Non la presero benissimo, nel 2004, i sostenitori dell’Arsenal, quando sul campanello di casa comparve il nome della Fly Emirates: lo stadio intitolato ad uno sponsor, dove sta andando il calcio? Avrebbero preferito onorare la memoria di Herbert Chapman, l’allenatore che li portò negli anni ‘30 al vertice del calcio inglese, o addirittura celebrare in vita il mito di Arsene Wenger: non sapevano, non capivano, che i loro proprietari stavano compiendo un inevitabile passo verso il futuro. Si chiamano naming rights, cederli a una multinazionale significa iniettare nelle casse di un club un bel gruzzolo. La compagnia aerea versò 112 milioni di euro per garantirsi il diritto a griffare l’impianto dell’Arsenal. (…)
Il 2011, grazie alla Juve, è stato l’anno zero del calcio italiano sui naming rights, anche se l’operazione non è stata ancora conclusa: poco importa ai bianconeri, se il loro tempio si chiami ancora Juventus Stadium, visto che l’assegno della Sportfive – l’agenzia che ha acquisito il diritto, ma che non lo ha ancora ceduto a sua volta – viene regolarmente incassato. A Torino possono contare su 75 milioni in dodici anni (…)

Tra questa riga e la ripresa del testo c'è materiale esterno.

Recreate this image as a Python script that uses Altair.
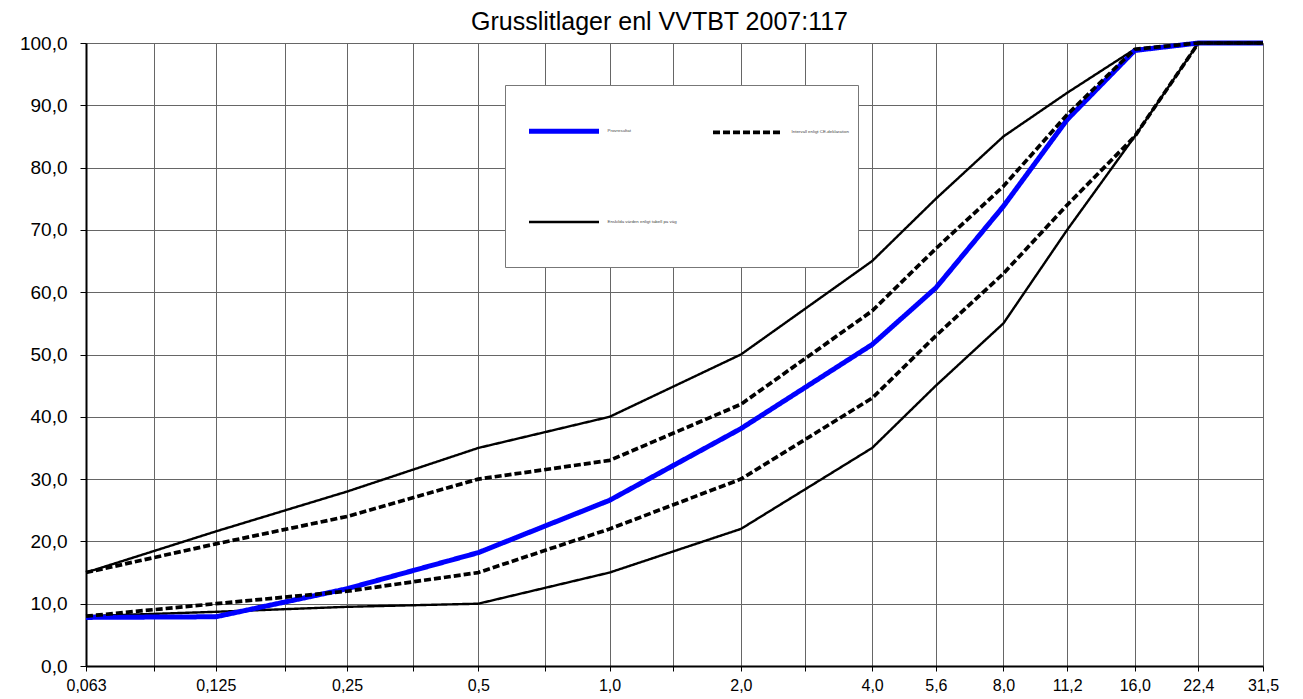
import altair as alt
import pandas as pd

# Sieve sizes (mm) with measured passing values (%)
sieves = [0.063, 0.125, 0.25, 0.5, 1.0, 2.0, 4.0, 5.6, 8.0, 11.2, 16.0, 22.4, 31.5]
provresultat = [7.8, 7.9, 12.4, 18.2, 26.6, 38.1, 51.6, 60.7, 73.8, 87.7, 98.8, 100.0, 100.0]
ce_upper = [15.0, 19.6, 24.0, 30.0, 33.0, 42.0, 57.0, 67.0, 77.0, 88.5, 99.0, 100.0, 100.0]
ce_lower = [8.0, 10.0, 12.0, 15.0, 22.0, 30.0, 43.0, 53.0, 63.0, 74.0, 85.0, 100.0, 100.0]
ensk_upper = [15.0, 21.6, 28.0, 35.0, 40.0, 50.0, 65.0, 75.0, 85.0, 92.0, 99.0, 100.0, 100.0]
ensk_lower = [8.0, 8.7, 9.5, 10.0, 15.0, 22.0, 35.0, 45.0, 55.0, 70.0, 85.0, 100.0, 100.0]

series_names = [
    "Provresultat",
    "Intervall enligt CE-deklaration",
    "Enskilda värden enligt tabell på väg",
]
series_colors = ["#0000FF", "#000000", "#000000"]
series_dash = [[1, 0], [7, 3], [1, 0]]
series_width = [5.0, 2.4, 2.4]

tick_values = [0.063, 0.09, 0.125, 0.18, 0.25, 0.355, 0.5, 0.71, 1.0, 1.4, 2.0,
               2.8, 4.0, 5.6, 8.0, 11.2, 16.0, 22.4, 31.5]
tick_labels = ["0,063", "", "0,125", "", "0,25", "", "0,5", "", "1,0", "", "2,0",
               "", "4,0", "5,6", "8,0", "11,2", "16,0", "22,4", "31,5"]
y_ticks = [0, 10, 20, 30, 40, 50, 60, 70, 80, 90, 100]

title_text = "Grusslitlager enl VVTBT 2007:117"

rows = []
for name, line_id, vals in [
    (series_names[2], "ensk_upper", ensk_upper),
    (series_names[2], "ensk_lower", ensk_lower),
    (series_names[0], "prov", provresultat),
    (series_names[1], "ce_upper", ce_upper),
    (series_names[1], "ce_lower", ce_lower),
]:
    for s, v in zip(sieves, vals):
        rows.append({"series": name, "line": line_id, "sieve": s, "value": v})
df = pd.DataFrame(rows)

label_expr = " : ".join(
    f"datum.value == {v} ? '{l}'" for v, l in zip(tick_values, tick_labels)
) + " : ''"

legend = alt.Legend(
    title=" ",
    titleOrient="bottom",
    titleFontSize=8,
    titlePadding=24,
    orient="none",
    legendX=419,
    legendY=42,
    direction="horizontal",
    columns=2,
    symbolType="stroke",
    symbolSize=4900,
    symbolOffset=13,
    labelFontSize=4.4,
    labelFont="Liberation Sans",
    labelColor="#444444",
    labelOffset=6,
    rowPadding=44,
    columnPadding=20,
    padding=8.5,
    strokeColor="#777777",
    fillColor="white",
)

x_enc = alt.X(
    "sieve:Q",
    scale=alt.Scale(type="log", domain=[0.063, 31.5], nice=False),
    axis=alt.Axis(
        values=tick_values,
        labelExpr=label_expr,
        title=None,
        labelFontSize=16,
        tickSize=5,
        labelPadding=6,
        labelAngle=0,
        labelOverlap=False,
        labelFlush=False,
        domainWidth=2,
    ),
)
y_enc = alt.Y(
    "value:Q",
    scale=alt.Scale(domain=[0, 100], nice=False),
    axis=alt.Axis(
        values=y_ticks,
        labelExpr="replace(format(datum.value, '.1f'), '.', ',')",
        title=None,
        labelFontSize=19,
        tickSize=6,
        labelPadding=13,
        domainWidth=2,
    ),
)
color_enc = alt.Color("series:N", scale=alt.Scale(domain=series_names, range=series_colors), legend=legend)
dash_enc = alt.StrokeDash("series:N", scale=alt.Scale(domain=series_names, range=series_dash), legend=legend)
width_enc = alt.StrokeWidth("series:N", scale=alt.Scale(domain=series_names, range=series_width), legend=legend)

base = alt.Chart(df).mark_line(strokeJoin="round").encode(
    x=x_enc, y=y_enc, color=color_enc, strokeDash=dash_enc, strokeWidth=width_enc, detail="line:N"
)

layers = [
    base.transform_filter(alt.datum.series == series_names[2]),
    base.transform_filter(alt.datum.series == series_names[0]),
    base.transform_filter(alt.datum.series == series_names[1]),
]

chart = alt.layer(*layers).properties(
    width=1177,
    height=623,
    autosize=alt.AutoSizeParams(type="none"),
    padding={"left": 78, "top": 35, "right": 30, "bottom": 28},
    title=alt.TitleParams(
        title_text,
        fontSize=25,
        fontWeight="normal",
        font="Liberation Sans",
        color="black",
        anchor="middle",
        dx=-15,
        offset=-1,
    ),
).configure_view(stroke=None).configure_axis(
    gridColor="#666666",
    gridWidth=1,
    gridOpacity=1,
    domainColor="black",
    tickColor="black",
    labelFont="Liberation Sans",
    labelColor="black",
)

chart.save("out.html", embed_options={"renderer": "svg", "actions": False})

E pensare che perfino loro, i paperoni del petrolio, si sono precipitati ad approfittare dell’opportunità: la scorsa estate hanno concesso all’Etihad Airways di scalzare la vecchia targa del Ciy of Manchester Stadium per dieci anni, al modico prezzo di 168 milioni di euro. Un record. (…) Il meccanismo è consolidato nello sport americano, in Europa è la Germania il Paese che sfrutta maggiormente la vendita dei diritti (…) La Roma è già a lavoro per consentire a uno sponsor internazionale di autografare lo stadio che verrà.